Risang Rimbatmaja dari UNICEF mengatakan, UNICEF melakukan survei persepsi orangtua terhadap PTM. Tujuannya untuk melihat, apakah orangtua setuju PTM karena merasa capek mendampingi anak BDR, mempersiapkan anaknya, memastikan sekolah sehat, berdialog dengan guru, meminta persiapan yang matang dari sekolah, hingga orangtua memahami atau tidak sekolah aman untuk PTM. Survei dilakukan pada 1.200 orang dari sejumlah daerah yang akan dirilis pertengahan September ini.
Pemantauan ke sekolah
Sementara itu, Menteri Pendidikan, Kebudayaan, Riset, dan Teknologi Nadiem Anwar Makarim kemarin meninjau PTM terbatas di Bogor dan DKI Jakarta. Nadiem didampingi Anggota Komisi X DPR Putra Nababan mengecek pelaksanaan PTM terbatas di SD Swasta Santo Fransiskus III, SMP PGRI 20, dan SMAN 71.

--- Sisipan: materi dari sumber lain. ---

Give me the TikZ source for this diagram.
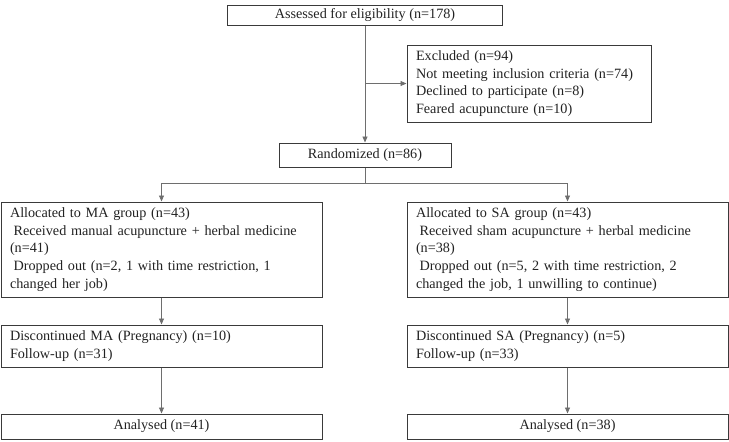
\documentclass[tikz,border=0pt]{standalone}
\usepackage{fontspec}
\setmainfont{Liberation Serif}
\usetikzlibrary{arrows.meta,positioning}
\definecolor{boxc}{HTML}{3A3A3A}
\definecolor{linec}{HTML}{6E6E6E}
\definecolor{txtc}{HTML}{222222}
\begin{document}
\begin{tikzpicture}[x=1pt,y=-1pt,
  box/.style={draw=boxc,line width=1pt,text=txtc,inner xsep=8pt,inner ysep=0pt,
    font=\fontsize{14.2}{17.6}\selectfont},
  lbox/.style={box,align=left},
  cbox/.style={box,align=center},
  arr/.style={draw=linec,line width=0.8pt,-{Triangle[length=6pt,width=5pt]}},
  ln/.style={draw=linec,line width=0.8pt}]
\useasboundingbox (0,0) rectangle (729,442);
\node[cbox,minimum width=275pt,minimum height=20pt] (assess) at (365,15) {Assessed for eligibility (n=178)};
\node[lbox,minimum width=244pt,minimum height=77pt,text width=226pt] (excl) at (529,83.5)
  {Excluded (n=94)\\Not meeting inclusion criteria (n=74)\\Declined to participate (n=8)\\Feared acupuncture (n=10)};
\node[cbox,minimum width=172pt,minimum height=24pt] (rand) at (365,155) {Randomized (n=86)};
\node[lbox,minimum width=321pt,minimum height=95pt,text width=303pt] (ma) at (161.5,249.5)
  {Allocated to MA group (n=43)\\\hspace*{0.25em}Received manual acupuncture + herbal medicine\\(n=41)\\\hspace*{0.25em}Dropped out (n=2, 1 with time restriction, 1\\changed her job)};
\node[lbox,minimum width=321pt,minimum height=95pt,text width=303pt] (sa) at (567.5,249.5)
  {Allocated to SA group (n=43)\\\hspace*{0.25em}Received sham acupuncture + herbal medicine\\(n=38)\\\hspace*{0.25em}Dropped out (n=5, 2 with time restriction, 2\\changed the job, 1 unwilling to continue)};
\node[lbox,minimum width=321pt,minimum height=42pt,text width=303pt] (dma) at (161.5,346)
  {Discontinued MA (Pregnancy) (n=10)\\Follow-up (n=31)};
\node[lbox,minimum width=321pt,minimum height=42pt,text width=303pt] (dsa) at (567.5,346)
  {Discontinued SA (Pregnancy) (n=5)\\Follow-up (n=33)};
\node[cbox,minimum width=321pt,minimum height=25pt] (ama) at (161.5,426.5) {Analysed (n=41)};
\node[cbox,minimum width=321pt,minimum height=25pt] (asa) at (567.5,426.5) {Analysed (n=38)};
\draw[arr] (assess.south) -- (rand.north);
\draw[arr] (assess.south |- excl.west) -- (excl.west);
\coordinate (sp) at (365,183);
\draw[ln] (rand.south) -- (sp);
\draw[arr] (sp) -| (ma.north);
\draw[arr] (sp) -| (sa.north);
\draw[arr] (ma.south) -- (dma.north);
\draw[arr] (sa.south) -- (dsa.north);
\draw[arr] (dma.south) -- (ama.north);
\draw[arr] (dsa.south) -- (asa.north);
\end{tikzpicture}
\end{document}
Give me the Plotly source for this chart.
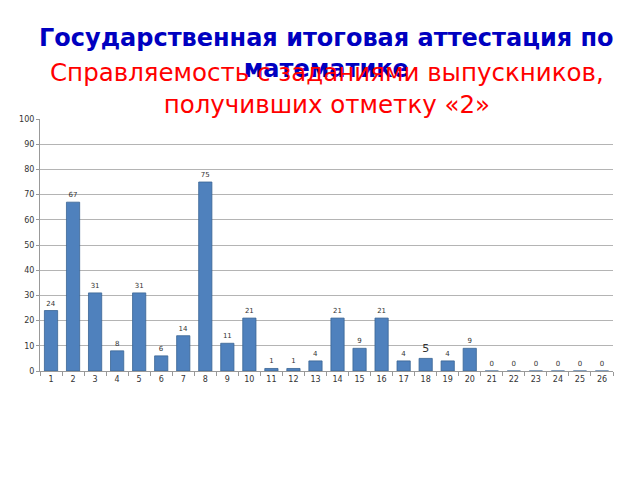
import plotly.graph_objects as go

# номера заданий и число учащихся
tasks = [str(i) for i in range(1, 27)]
counts = [24, 67, 31, 8, 31, 6, 14, 75, 11, 21, 1, 1, 4, 21, 9, 21, 4, 5, 4, 9, 0, 0, 0, 0, 0, 0]
yticks = [0, 10, 20, 30, 40, 50, 60, 70, 80, 90, 100]

title_main = '<b>Государственная итоговая аттестация по<br>математике</b>'
title_sub = 'Справляемость с заданиями выпускников,<br>получивших отметку «2»'

bar_color = '#4f81bd'
label_sizes = [11 if v == 5 else 7 for v in counts]

# страница сдвигает график на 8px (отступ body)
off = 8
top, bottom = 119 - off, 109 + off
plot_h = 480 - top - bottom
plot_top = 119

fig = go.Figure()
fig.add_trace(
    go.Bar(
        x=tasks,
        y=counts,
        text=[str(v) for v in counts],
        textposition='outside',
        textfont=dict(size=label_sizes, color='#333333', family='DejaVu Sans'),
        cliponaxis=False,
        marker=dict(color=bar_color, line=dict(color='#3a6494', width=0.8)),
        width=0.6,
    )
)

fig.update_layout(
    width=640, height=480,
    margin=dict(l=40 - off, r=27 + off, t=top, b=bottom, autoexpand=False),
    paper_bgcolor='white', plot_bgcolor='white',
    showlegend=False,
    font=dict(family='DejaVu Sans', color='#333333'),
    xaxis=dict(
        type='category', tickson='boundaries', ticks='outside', ticklen=4,
        tickcolor='#999999', showline=True, linecolor='#999999',
        tickfont=dict(size=8, color='#333333'), showgrid=False, automargin=False,
    ),
    yaxis=dict(
        range=[0, 100], tickvals=yticks, showline=True, linecolor='#999999',
        gridcolor='#b4b4b4', gridwidth=1, ticks='outside', ticklen=3,
        tickcolor='#999999', tickfont=dict(size=8, color='#333333'),
        zeroline=False, automargin=False,
    ),
    annotations=[
        dict(text=title_main, x=0.5, y=1 + (plot_top - 53) / plot_h, xref='paper', yref='paper',
             showarrow=False, font=dict(size=24, color='#0000c0', family='DejaVu Sans'),
             yanchor='middle', xanchor='center'),
        dict(text=title_sub, x=0.5, y=1 + (plot_top - 88) / plot_h, xref='paper', yref='paper',
             showarrow=False, font=dict(size=24.5, color='#ff0000', family='DejaVu Sans'),
             yanchor='middle', xanchor='center'),
    ],
)

fig.write_html('out.html')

Saat ini, Provinsi DKI Jakarta merupakan wilayah pemberlakuan pembatasan kegiatan masyarakat (PPKM) level 3, di mana sekolah sudah diperbolehkan melaksanakan PTM terbatas. ”Hari ini saya sangat gembira melihat kembali pembelajaran dan interaksi di sekolah. Semoga segenap warga sekolah dapat mempertahankan disiplin protokol kesehatan dan semangat dalam menjalankan PTM terbatas,” ujar Nadiem.
Nadiem mengingatkan, sekolah di wilayah PPKM level 1-3 sudah diperbolehkan PTM terbatas. ”Apalagi yang pendidik dan tenaga kependidikannya sudah divaksinasi secara lengkap, ada kewajiban bagi sekolah memberikan opsi PTM terbatas dan juga pembelajaran jarak jauh (PJJ) tanpa diskriminasi karena orangtualah yang memegang keputusan terakhir. Itu sudah diatur dalam SKB Empat Menteri,” lanjutnya.